Items from a dataset
————

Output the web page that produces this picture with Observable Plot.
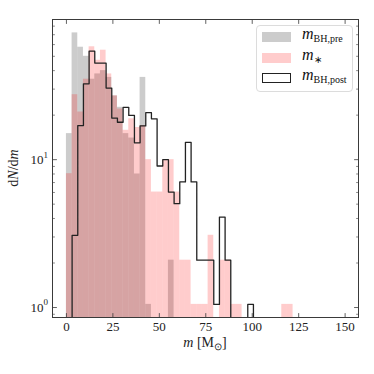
<!DOCTYPE html>
<html><head><meta charset="utf-8">
<script src="https://cdn.jsdelivr.net/npm/d3@7"></script>
<script src="https://cdn.jsdelivr.net/npm/@observablehq/plot@0.6"></script>
<style>
body{margin:0;background:#fff;}
#wrap{position:relative;width:374px;height:374px;font-family:"Liberation Serif",serif;}
.legend{position:absolute;left:256px;top:25px;width:97px;height:67px;border:1px solid #dcdcdc;border-radius:4px;background:rgba(255,255,255,0.85);box-sizing:border-box;}
.row{position:absolute;left:0;height:10px;width:100%;}
.sw{position:absolute;left:5px;top:0;width:29px;height:10px;box-sizing:border-box;}
.lab{position:absolute;left:45px;top:-6px;font-size:16px;line-height:16px;white-space:nowrap;color:#111;}
.lab sub{font-size:10px;font-style:normal;vertical-align:-3px;}
</style></head><body><div id="wrap"></div>
<script>
// histogram bins (M_sun)
const nBins = 40;
const binWidth = 3.05;
// dN/dm per bin
const mBHpre = [15, 72, 57.6, 50, 35, 38, 40, 36, 27, 22.6, 15, 14, 8, 36, 1.05, 0, 0, 0, 2.09, 0,
                0, 0, 0, 0, 0, 0, 0, 0, 0, 0, 0, 0, 0, 0, 0, 0, 0, 0, 0, 0];
const mStar  = [8.04, 27.5, 21, 35, 58, 47, 55, 38, 27, 22, 15.8, 18.9, 16.5, 17, 10, 6.04, 6.04, 10, 10, 6.04,
                2.09, 2.09, 1.05, 1.05, 1.05, 3.08, 0, 2.09, 2.09, 1.05, 1.05, 0, 0, 0, 0, 0, 0, 0, 1.05, 1.05];
const mBHpost = [0, 3.08, 17, 32.6, 54.2, 45, 45, 30.5, 19.1, 17.9, 22.6, 19.9, 13, 16.9, 20.8, 18.9, 9.06, 10, 6.04, 5.04,
                 7.07, 13.1, 7.07, 2.09, 2.09, 2.09, 1.05, 4.09, 2.09, 0, 0, 0, 1.05, 0, 0, 0, 0, 0, 0, 0];
const xTicks = [0, 25, 50, 75, 100, 125, 150];
const yMajor = [1, 10];
const yMinor = [0.9, 2, 3, 4, 5, 6, 7, 8, 9, 20, 30, 40, 50, 60, 70, 80];
const xDomain = [-7.5, 157.2];
const yDomain = [0.856, 88.7];

const edges = d3.range(nBins + 1).map(i => i * binWidth);
const bars = vals => vals.map((v, i) => ({x1: edges[i], x2: edges[i + 1], y1: yDomain[0], y2: v})).filter(d => d.y2 > 0);
const low = 0.3;
const step = [{x: edges[0], y: low}];
mBHpost.forEach((v, i) => { const vv = v > 0 ? v : low; step.push({x: edges[i], y: vv}, {x: edges[i + 1], y: vv}); });
step.push({x: edges[nBins], y: low});

const tickShape = {draw(ctx, l) { ctx.moveTo(0, 0); ctx.lineTo(0, -l); }};
const ink = "#3a3a3a";

const plot = Plot.plot({
  width: 374, height: 374,
  marginLeft: 52, marginRight: 16, marginTop: 19, marginBottom: 57,
  style: {fontFamily: "Liberation Serif, serif", fontSize: "13px", background: "white", color: "#222"},
  x: {domain: xDomain, axis: null},
  y: {type: "log", domain: yDomain, axis: null},
  marks: [
    Plot.rect(bars(mBHpre), {x1: "x1", x2: "x2", y1: "y1", y2: "y2", fill: "rgb(128,128,128)", fillOpacity: 0.4, inset: 0, clip: true}),
    Plot.rect(bars(mStar), {x1: "x1", x2: "x2", y1: "y1", y2: "y2", fill: "rgb(255,0,0)", fillOpacity: 0.2, inset: 0, clip: true}),
    Plot.line(step, {x: "x", y: "y", stroke: "#222", strokeWidth: 1.3, clip: true}),
    Plot.frame({stroke: ink, strokeWidth: 1}),
    // ticks (inward)
    Plot.vector(xTicks, {x: d => d, frameAnchor: "bottom", rotate: 0, length: 4, anchor: "start", shape: tickShape, stroke: ink, strokeWidth: 0.8}),
    Plot.vector(xTicks, {x: d => d, frameAnchor: "top", rotate: 180, length: 4, anchor: "start", shape: tickShape, stroke: ink, strokeWidth: 0.8}),
    Plot.vector(yMajor, {y: d => d, frameAnchor: "left", rotate: 90, length: 4, anchor: "start", shape: tickShape, stroke: ink, strokeWidth: 0.8}),
    Plot.vector(yMajor, {y: d => d, frameAnchor: "right", rotate: -90, length: 4, anchor: "start", shape: tickShape, stroke: ink, strokeWidth: 0.8}),
    Plot.vector(yMinor, {y: d => d, frameAnchor: "left", rotate: 90, length: 2, anchor: "start", shape: tickShape, stroke: ink, strokeWidth: 0.6}),
    Plot.vector(yMinor, {y: d => d, frameAnchor: "right", rotate: -90, length: 2, anchor: "start", shape: tickShape, stroke: ink, strokeWidth: 0.6}),
    // tick labels
    Plot.text(xTicks, {x: d => d, frameAnchor: "bottom", lineAnchor: "top", dy: 4, text: d => String(d), fill: "#222", fontSize: 13}),
    Plot.text(yMajor, {y: d => d, frameAnchor: "left", textAnchor: "end", dx: -9, text: d => "10", fill: "#222", fontSize: 13}),
    Plot.text(yMajor, {y: d => d, frameAnchor: "left", textAnchor: "start", dx: -9, dy: -5, text: d => String(Math.round(Math.log10(d))), fill: "#222", fontSize: 9})
  ]
});

const wrap = document.getElementById("wrap");
wrap.appendChild(plot);
const svg = d3.select(plot);
// x label
const xl = svg.append("text").attr("x", 205).attr("y", 347).attr("text-anchor", "middle")
  .attr("font-size", 14).attr("fill", "#222").attr("font-family", "Liberation Serif, serif");
xl.append("tspan").attr("font-style", "italic").text("m");
xl.append("tspan").text(" [M");
xl.append("tspan").attr("font-size", 10).attr("dy", 3).text("⊙");
xl.append("tspan").attr("dy", -3).text("]");
// y label
const yl = svg.append("text").attr("transform", "translate(18,168) rotate(-90)").attr("text-anchor", "middle")
  .attr("font-size", 14).attr("fill", "#222").attr("font-family", "Liberation Serif, serif");
yl.append("tspan").text("d");
yl.append("tspan").attr("font-style", "italic").text("N");
yl.append("tspan").text("/d");
yl.append("tspan").attr("font-style", "italic").text("m");

// legend
const leg = document.createElement("div");
leg.className = "legend";
leg.innerHTML = `
<div class="row" style="top:6px"><span class="sw" style="background:rgba(128,128,128,0.4)"></span><span class="lab"><i>m</i><sub>BH,pre</sub></span></div>
<div class="row" style="top:27px"><span class="sw" style="background:rgba(255,0,0,0.2)"></span><span class="lab"><i>m</i><sub>∗</sub></span></div>
<div class="row" style="top:47px"><span class="sw" style="background:#fff;border:1.3px solid #222"></span><span class="lab"><i>m</i><sub>BH,post</sub></span></div>`;
wrap.appendChild(leg);
</script>
</body></html>
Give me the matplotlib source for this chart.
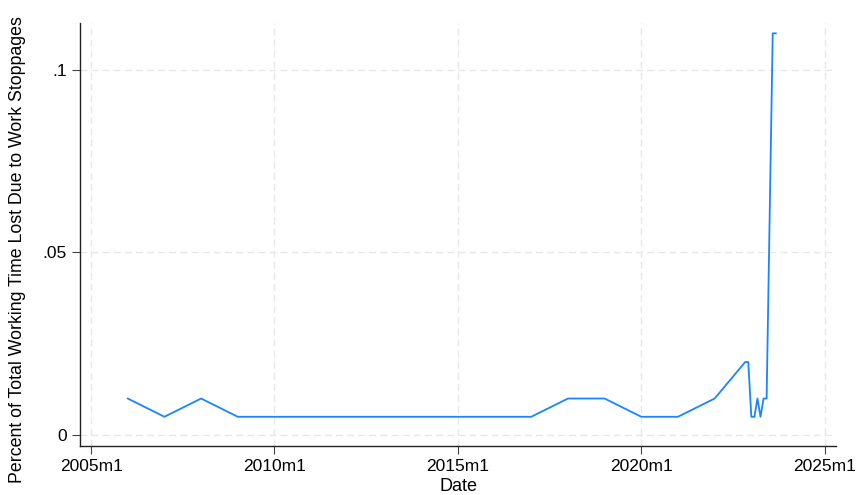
import numpy as np
import matplotlib
matplotlib.use('Agg')
from matplotlib import pyplot as plt
from matplotlib.ticker import FuncFormatter

# --- dati: (anno, mese) e percentuale di tempo perso ---
years = [2006, 2007, 2008, 2009, 2017, 2018, 2019, 2020, 2021, 2022,
         2022, 2022, 2023, 2023, 2023, 2023, 2023, 2023, 2023, 2023]
months = [1, 1, 1, 1, 1, 1, 1, 1, 1, 1,
          11, 12, 1, 2, 3, 4, 5, 6, 8, 9]
pct_lost = [0.01, 0.005, 0.01, 0.005, 0.005, 0.01, 0.01, 0.005, 0.005, 0.01,
            0.02, 0.02, 0.005, 0.005, 0.01, 0.005, 0.01, 0.01, 0.11, 0.11]

x_ticks = [2005, 2010, 2015, 2020, 2025]
y_ticks = [0, 0.05, 0.1]

plt.rcParams['font.family'] = ['Liberation Sans', 'DejaVu Sans']

date = np.array(years) + (np.array(months) - 1) / 12

fig = plt.figure(figsize=(8.57, 4.95), dpi=100)
ax = fig.add_axes([0.093, 0.099, 0.883, 0.855])

ax.plot(date, pct_lost, color='#1a85ff', lw=1.3)

ax.set_xlim(2004.69, 2025.32)
ax.set_ylim(-0.003, 0.1129)
ax.set_xticks(x_ticks)
ax.set_xticklabels([f'{y}m1' for y in x_ticks])
ax.set_yticks(y_ticks)
ax.yaxis.set_major_formatter(FuncFormatter(lambda v, p: '0' if v == 0 else f'{v:g}'.lstrip('0')))

ax.grid(True, color='#e8e8e8', linestyle=(0, (5, 3)), lw=1)
ax.set_axisbelow(True)
for s in ['top', 'right']:
    ax.spines[s].set_visible(False)
for s in ['left', 'bottom']:
    ax.spines[s].set_color('#222222')
    ax.spines[s].set_linewidth(1)

ax.tick_params(direction='out', length=6, color='#444444', labelsize=12.5, labelcolor='black')
ax.set_xlabel('Date', fontsize=13, labelpad=3)
ax.set_ylabel('Percent of Total Working Time Lost Due to Work Stoppages', fontsize=12.8)
ax.yaxis.set_label_coords(-0.071, 0.465)

fig.savefig('out.png', dpi=100, facecolor='white')
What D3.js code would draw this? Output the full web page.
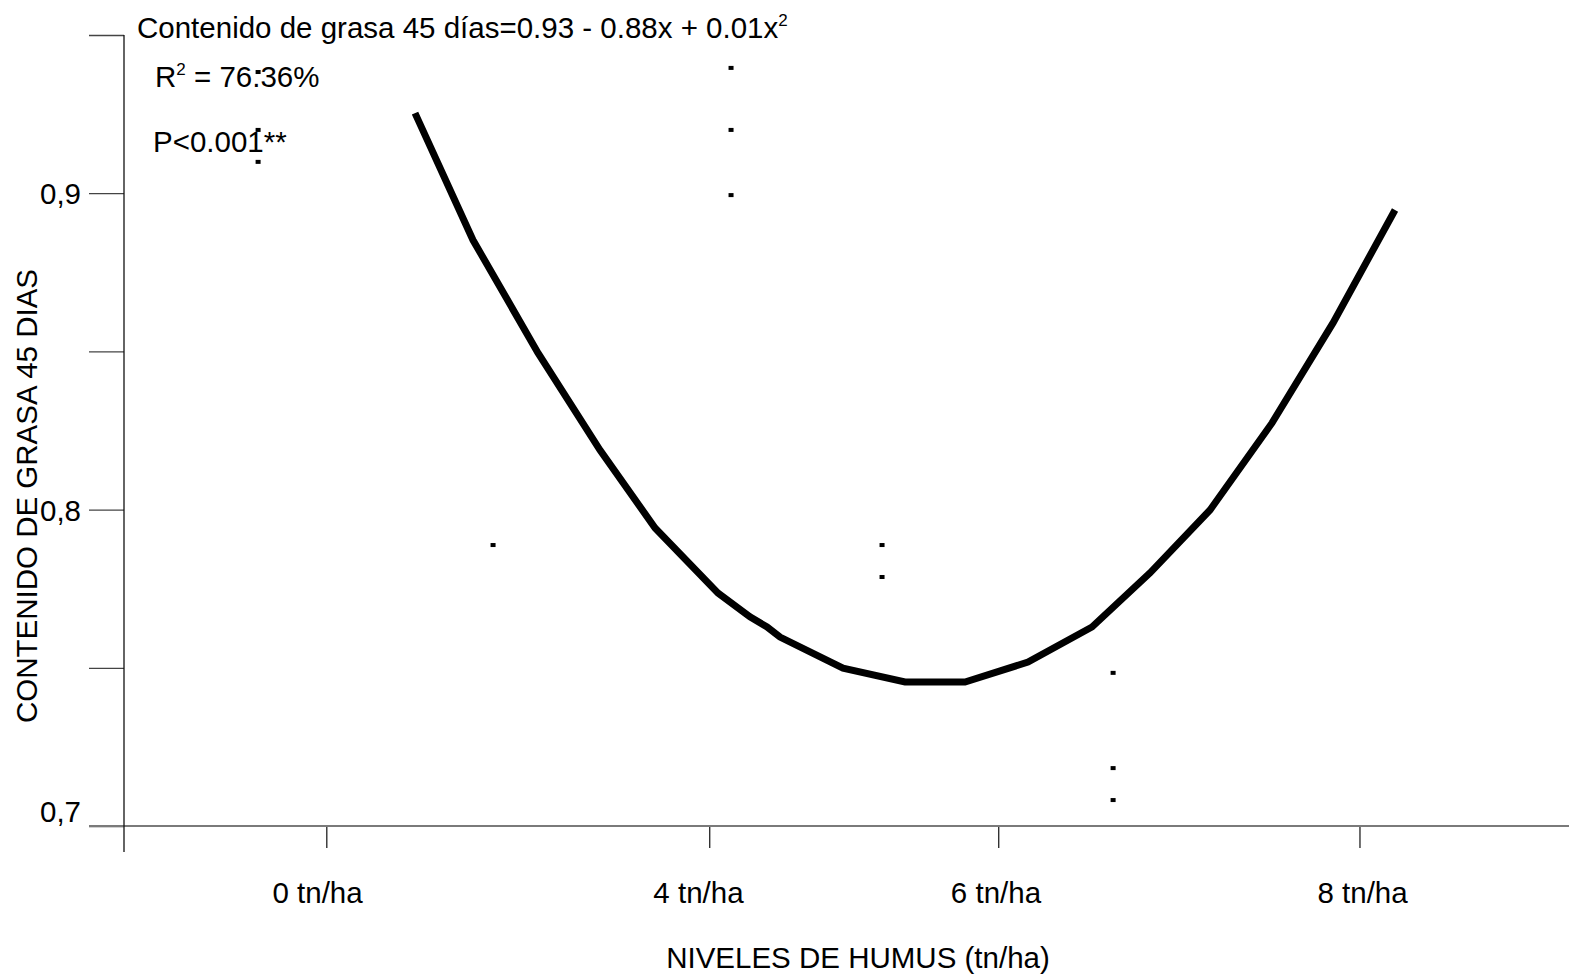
<!DOCTYPE html>
<html>
<head>
<meta charset="utf-8">
<script src="https://cdn.jsdelivr.net/npm/d3@7"></script>
<style>
  html, body { margin: 0; padding: 0; background: #fff; }
  svg text { font-family: "Liberation Sans", Arial, Helvetica, sans-serif; fill: #000; }
</style>
</head>
<body>
<svg id="chart" width="1569" height="975"></svg>
<script>
// Fitted quadratic curve (humus level vs. fat content at 45 days)
const curveX = [1.964, 2.365, 2.815, 3.244, 3.625, 4.061, 4.282, 4.400, 4.490, 4.926,
                5.355, 5.770, 6.206, 6.649, 7.051, 7.466, 7.895, 8.317, 8.746];
const curveY = [0.9253, 0.8852, 0.8495, 0.8188, 0.7942, 0.7736, 0.7661, 0.7629, 0.7597, 0.7499,
                0.7455, 0.7455, 0.7518, 0.7629, 0.7800, 0.7999, 0.8274, 0.8590, 0.8947];

// Observed values
const obsX = [0.878, 0.878, 0.878, 2.504, 4.151, 4.151, 4.151, 5.196, 5.196, 6.795, 6.795, 6.795];
const obsY = [0.9383, 0.9200, 0.9099, 0.7888, 0.9396, 0.9200, 0.8994, 0.7888, 0.7787, 0.7484, 0.7183, 0.7082];

// Axis ticks
const yTickValues = [0.70, 0.75, 0.80, 0.85, 0.90, 0.95];
const yTickLabels = ["0,7", "", "0,8", "", "0,9", ""];
const xTickValues = [1.35, 4, 6, 8.5];
const xLabelValues = [1.286, 3.922, 5.981, 8.518];
const xTickLabels = ["0 tn/ha", "4 tn/ha", "6 tn/ha", "8 tn/ha"];

const FONT = "29.5px";
const svg = d3.select("#chart");

const x = d3.scaleLinear().domain([-0.05, 9.95]).range([124, 1569]);
const y = d3.scaleLinear().domain([0.70, 0.95]).range([826, 35]);

const x0 = x.domain()[0];
const y0 = y.domain()[0];

// Y axis
const yAxis = d3.axisLeft(y)
  .tickValues(yTickValues)
  .tickFormat((d, i) => yTickLabels[i])
  .tickSize(35)
  .tickSizeOuter(0)
  .tickPadding(8);

const gy = svg.append("g")
  .attr("transform", `translate(${x(x0)},0)`)
  .call(yAxis);
gy.select(".domain").remove();
gy.selectAll(".tick line").attr("stroke", "#444").attr("stroke-width", 1.3);
gy.selectAll(".tick text")
  .style("font-size", FONT)
  .attr("dy", d => d === y0 ? "-0.14em" : "0.36em");

// X axis: tick marks
const gx = svg.append("g")
  .attr("transform", `translate(0,${y(y0)})`)
  .call(d3.axisBottom(x).tickValues(xTickValues).tickFormat("").tickSize(22).tickSizeOuter(0));
gx.select(".domain").remove();
gx.selectAll(".tick line").attr("stroke", "#222").attr("stroke-width", 1.3);

// X axis: category labels
const gxl = svg.append("g")
  .attr("transform", `translate(0,${y(y0)})`)
  .call(d3.axisBottom(x).tickValues(xLabelValues)
    .tickFormat((d, i) => xTickLabels[i]).tickSize(0).tickPadding(56));
gxl.select(".domain").remove();
gxl.selectAll(".tick line").remove();
gxl.selectAll(".tick text").style("font-size", FONT);

// Axis lines
svg.append("line")
  .attr("x1", x(x0) - 35).attr("x2", x.range()[1])
  .attr("y1", y(y0)).attr("y2", y(y0))
  .attr("stroke", "#7a7a7a").attr("stroke-width", 2);

svg.append("line")
  .attr("x1", x(x0)).attr("x2", x(x0))
  .attr("y1", y(y.domain()[1])).attr("y2", y(y0) + 26)
  .attr("stroke", "#111").attr("stroke-width", 1.3);

// Axis titles
svg.append("text")
  .attr("x", 858).attr("y", 968)
  .attr("text-anchor", "middle")
  .style("font-size", FONT)
  .text("NIVELES DE HUMUS (tn/ha)");

svg.append("text")
  .attr("transform", "translate(37,496) rotate(-90)")
  .attr("text-anchor", "middle")
  .style("font-size", FONT)
  .text("CONTENIDO DE GRASA 45 DIAS");

// Regression annotations
const eq = svg.append("text").attr("x", 137).attr("y", 38).style("font-size", FONT);
eq.append("tspan").text("Contenido de grasa 45 días=0.93 - 0.88x + 0.01x");
eq.append("tspan").attr("dy", -12).style("font-size", "17px").text("2");

const r2 = svg.append("text").attr("x", 155).attr("y", 87).style("font-size", FONT);
r2.append("tspan").text("R");
r2.append("tspan").attr("dy", -12).style("font-size", "17px").text("2");
r2.append("tspan").attr("dy", 12).text(" = 76.36%");

svg.append("text").attr("x", 153).attr("y", 152).style("font-size", FONT).text("P<0.001**");

// Fitted curve
const line = d3.line().x(d => x(d[0])).y(d => y(d[1]));
svg.append("path")
  .datum(d3.zip(curveX, curveY))
  .attr("d", line)
  .attr("fill", "none")
  .attr("stroke", "#000")
  .attr("stroke-width", 7)
  .attr("stroke-linejoin", "miter");

// Observation markers
svg.append("g")
  .selectAll("rect")
  .data(d3.zip(obsX, obsY))
  .join("rect")
  .attr("x", d => x(d[0]) - 2.5)
  .attr("y", d => y(d[1]) - 2)
  .attr("width", 5)
  .attr("height", 4)
  .attr("fill", "#000");
</script>
</body>
</html>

————

Exercise requirements:
Reproduce the entries exactly, from the line with "Give me the matplotlib source for this chart." to the line with "ax.yaxis.set_major_formatter(FuncFormatter(lambda v, p: '0'", both lines included, keeping no pictures.

Result of the exercise:
Give me the matplotlib source for this chart.
import numpy as np
import matplotlib
matplotlib.use('Agg')
from matplotlib import pyplot as plt
from matplotlib.ticker import FuncFormatter

# --- dati: (anno, mese) e percentuale di tempo perso ---
years = [2006, 2007, 2008, 2009, 2017, 2018, 2019, 2020, 2021, 2022,
         2022, 2022, 2023, 2023, 2023, 2023, 2023, 2023, 2023, 2023]
months = [1, 1, 1, 1, 1, 1, 1, 1, 1, 1,
          11, 12, 1, 2, 3, 4, 5, 6, 8, 9]
pct_lost = [0.01, 0.005, 0.01, 0.005, 0.005, 0.01, 0.01, 0.005, 0.005, 0.01,
            0.02, 0.02, 0.005, 0.005, 0.01, 0.005, 0.01, 0.01, 0.11, 0.11]

x_ticks = [2005, 2010, 2015, 2020, 2025]
y_ticks = [0, 0.05, 0.1]

plt.rcParams['font.family'] = ['Liberation Sans', 'DejaVu Sans']

date = np.array(years) + (np.array(months) - 1) / 12

fig = plt.figure(figsize=(8.57, 4.95), dpi=100)
ax = fig.add_axes([0.093, 0.099, 0.883, 0.855])

ax.plot(date, pct_lost, color='#1a85ff', lw=1.3)

ax.set_xlim(2004.69, 2025.32)
ax.set_ylim(-0.003, 0.1129)
ax.set_xticks(x_ticks)
ax.set_xticklabels([f'{y}m1' for y in x_ticks])
ax.set_yticks(y_ticks)
ax.yaxis.set_major_formatter(FuncFormatter(lambda v, p: '0' if v == 0 else f'{v:g}'.lstrip('0')))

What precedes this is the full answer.